Our neighborhood attracts a steady flow of door-to-door salespeople and proselytizers. Before I began working at home and caring for a baby who tends to get upset when the doorbell rings and the dog goes berserk, it was a minor annoyance. It is now officially a major pain in my ass – enough so that it prompted me to post the following warning next to our doorbell.


I drafted that message after a weekend of uninvited visitors, beginning with a man and woman who came to our door at 9pm on Friday night. We were all relaxing in our living room, Lana asleep in John’s arms, when the doorbell rang. Rico immediately jumped off the couch and began barking an alarm so loud and high-pitched that it could melt eardrums, not to mention wake up a sleeping baby. I opened the door expecting to find our neighbors in the midst of some kind of emergency. Instead I was greeted by two strangers hawking free carpet cleaning services with a laminated sliver of paper that made them look not quite as official as Napoleon Dynamite’s Tupperware-selling brother and uncle.

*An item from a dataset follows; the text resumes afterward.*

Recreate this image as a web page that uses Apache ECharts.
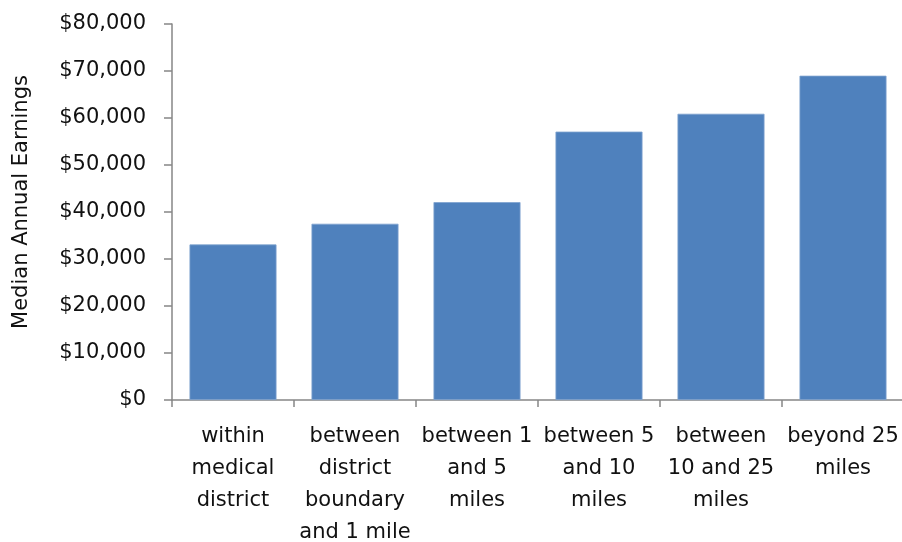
<!DOCTYPE html>
<html>
<head>
<meta charset="utf-8">
<script src="https://cdn.jsdelivr.net/npm/echarts@6/dist/echarts.min.js"></script>
<style>html,body{margin:0;padding:0;background:#fff;}#c{width:902px;height:542px;}</style>
</head>
<body>
<div id="c"></div>
<script>
var categories = ["within\nmedical\ndistrict", "between\ndistrict\nboundary\nand 1 mile", "between 1\nand 5\nmiles", "between 5\nand 10\nmiles", "between\n10 and 25\nmiles", "beyond 25\nmiles"];
var earnings = [33100, 37500, 42100, 57100, 60900, 69000];
var yAxisName = "Median Annual Earnings";

var chart = echarts.init(document.getElementById('c'));
chart.setOption({
  animation: false,
  grid: {left: 172, right: -2, top: 24, bottom: 142, containLabel: false, outerBoundsMode: 'none'},
  xAxis: {
    type: 'category',
    data: categories,
    axisLine: {lineStyle: {color: '#868686', width: 1.5}},
    axisTick: {show: true, length: 7, alignWithLabel: false, lineStyle: {color: '#868686', width: 1.5}},
    axisLabel: {color: '#111', fontFamily: 'DejaVu Sans', fontSize: 21, lineHeight: 32, margin: 21, interval: 0}
  },
  yAxis: {
    type: 'value',
    min: 0, max: 80000, interval: 10000,
    name: yAxisName,
    nameLocation: 'middle',
    nameGap: 140,
    nameTextStyle: {color: '#111', fontFamily: 'DejaVu Sans', fontSize: 21, padding: [0, 0, 0, 20]},
    splitLine: {show: false},
    axisLine: {show: true, lineStyle: {color: '#868686', width: 1.5}},
    axisTick: {show: true, length: 8, lineStyle: {color: '#868686', width: 1.5}},
    axisLabel: {color: '#111', fontFamily: 'DejaVu Sans', fontSize: 21, margin: 26,
      formatter: function (v) { return '$' + v.toLocaleString('en-US'); }}
  },
  series: [{
    type: 'bar',
    data: earnings,
    barWidth: 87,
    itemStyle: {color: '#4F81BD', borderColor: '#7FA3CF', borderWidth: 0.8}
  }]
});
</script>
</body>
</html>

I quickly informed them that their carpet colleague had already been by the week before, and I still wasn’t interested. “Oh, you mean Bill?” the woman asked, like I committed to memory the name of random salesmen who came to my door. “I don’t know if it was Bill, but I do know that I’m not interested,” I told her. “Well, I’m not interested either, but I can’t go home until I sign up one more person,” she responded. I don’t know if it was the sound of the crying baby or the glowing red of my eyes, but at that point the man grabbed the woman’s arm and began backing away. “Have a good evening and congratulations on the baby,” he said as they retreated, and I swear he held out his free arm like he was preparing to fend off an attack from a Grizzly Bear.